__Problem description__.
Repeat, exactly and only, the lines from the beginning of the data through the line with "color=transparent!0, outer color=transparent!100]". Pictures are left out.

__Data segment__.
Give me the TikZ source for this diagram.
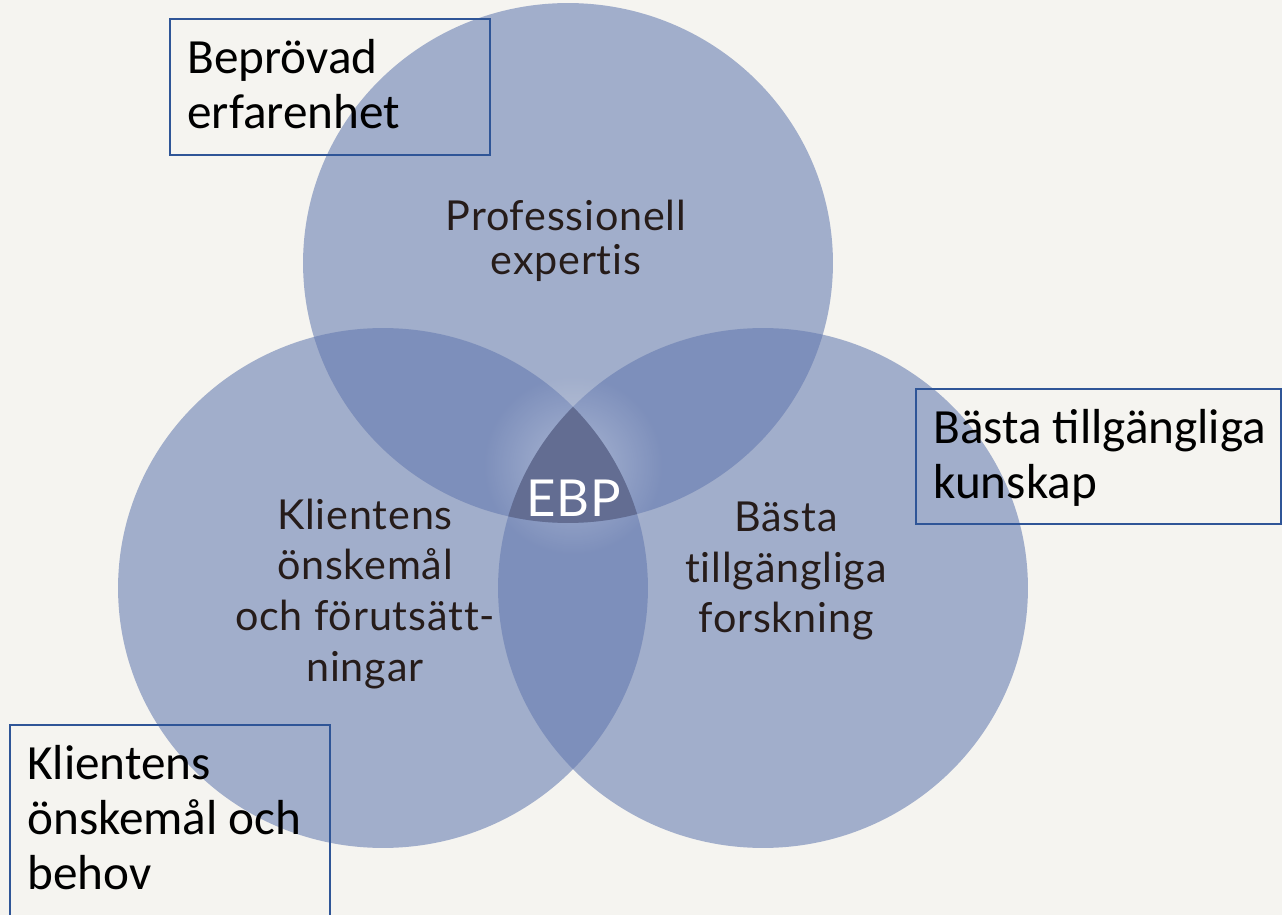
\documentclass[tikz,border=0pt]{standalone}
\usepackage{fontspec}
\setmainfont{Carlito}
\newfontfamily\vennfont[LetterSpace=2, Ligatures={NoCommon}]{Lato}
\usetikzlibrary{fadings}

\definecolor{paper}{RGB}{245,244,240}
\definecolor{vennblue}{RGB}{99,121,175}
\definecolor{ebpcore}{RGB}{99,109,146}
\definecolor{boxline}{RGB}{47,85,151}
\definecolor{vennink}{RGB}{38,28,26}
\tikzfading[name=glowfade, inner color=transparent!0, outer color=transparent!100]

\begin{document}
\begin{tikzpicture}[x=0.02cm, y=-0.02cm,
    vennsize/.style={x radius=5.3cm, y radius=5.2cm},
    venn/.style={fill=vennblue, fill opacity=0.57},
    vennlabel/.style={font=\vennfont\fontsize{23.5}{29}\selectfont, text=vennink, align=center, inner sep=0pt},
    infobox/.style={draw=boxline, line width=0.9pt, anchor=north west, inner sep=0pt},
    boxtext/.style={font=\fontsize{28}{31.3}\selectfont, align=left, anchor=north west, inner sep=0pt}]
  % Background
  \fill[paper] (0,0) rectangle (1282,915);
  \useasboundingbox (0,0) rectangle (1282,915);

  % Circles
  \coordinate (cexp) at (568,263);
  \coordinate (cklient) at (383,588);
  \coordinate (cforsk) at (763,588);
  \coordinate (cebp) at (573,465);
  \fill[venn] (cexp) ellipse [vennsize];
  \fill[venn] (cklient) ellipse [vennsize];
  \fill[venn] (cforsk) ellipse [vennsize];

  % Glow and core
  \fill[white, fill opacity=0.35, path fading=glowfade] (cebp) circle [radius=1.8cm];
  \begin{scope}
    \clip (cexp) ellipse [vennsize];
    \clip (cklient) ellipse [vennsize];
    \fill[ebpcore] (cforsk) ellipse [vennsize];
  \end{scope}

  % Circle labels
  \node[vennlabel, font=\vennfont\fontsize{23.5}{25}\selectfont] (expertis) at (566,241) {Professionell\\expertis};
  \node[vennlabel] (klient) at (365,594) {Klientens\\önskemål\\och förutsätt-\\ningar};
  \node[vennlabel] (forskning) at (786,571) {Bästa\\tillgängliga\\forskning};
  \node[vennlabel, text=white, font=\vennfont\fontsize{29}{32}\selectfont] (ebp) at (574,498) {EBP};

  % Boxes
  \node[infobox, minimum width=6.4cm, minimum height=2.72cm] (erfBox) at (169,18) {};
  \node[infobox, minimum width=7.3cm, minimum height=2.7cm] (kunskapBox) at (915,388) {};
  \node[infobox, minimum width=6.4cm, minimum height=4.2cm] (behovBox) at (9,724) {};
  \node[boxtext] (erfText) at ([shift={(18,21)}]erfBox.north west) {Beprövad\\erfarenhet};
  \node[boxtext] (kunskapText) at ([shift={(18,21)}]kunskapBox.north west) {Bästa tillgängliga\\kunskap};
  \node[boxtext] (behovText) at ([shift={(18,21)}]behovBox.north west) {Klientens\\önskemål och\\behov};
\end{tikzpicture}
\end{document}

__Solution for this exercise__.
Give me the TikZ source for this diagram.
\documentclass[tikz,border=0pt]{standalone}
\usepackage{fontspec}
\setmainfont{Carlito}
\newfontfamily\vennfont[LetterSpace=2, Ligatures={NoCommon}]{Lato}
\usetikzlibrary{fadings}

\definecolor{paper}{RGB}{245,244,240}
\definecolor{vennblue}{RGB}{99,121,175}
\definecolor{ebpcore}{RGB}{99,109,146}
\definecolor{boxline}{RGB}{47,85,151}
\definecolor{vennink}{RGB}{38,28,26}
\tikzfading[name=glowfade, inner color=transparent!0, outer color=transparent!100]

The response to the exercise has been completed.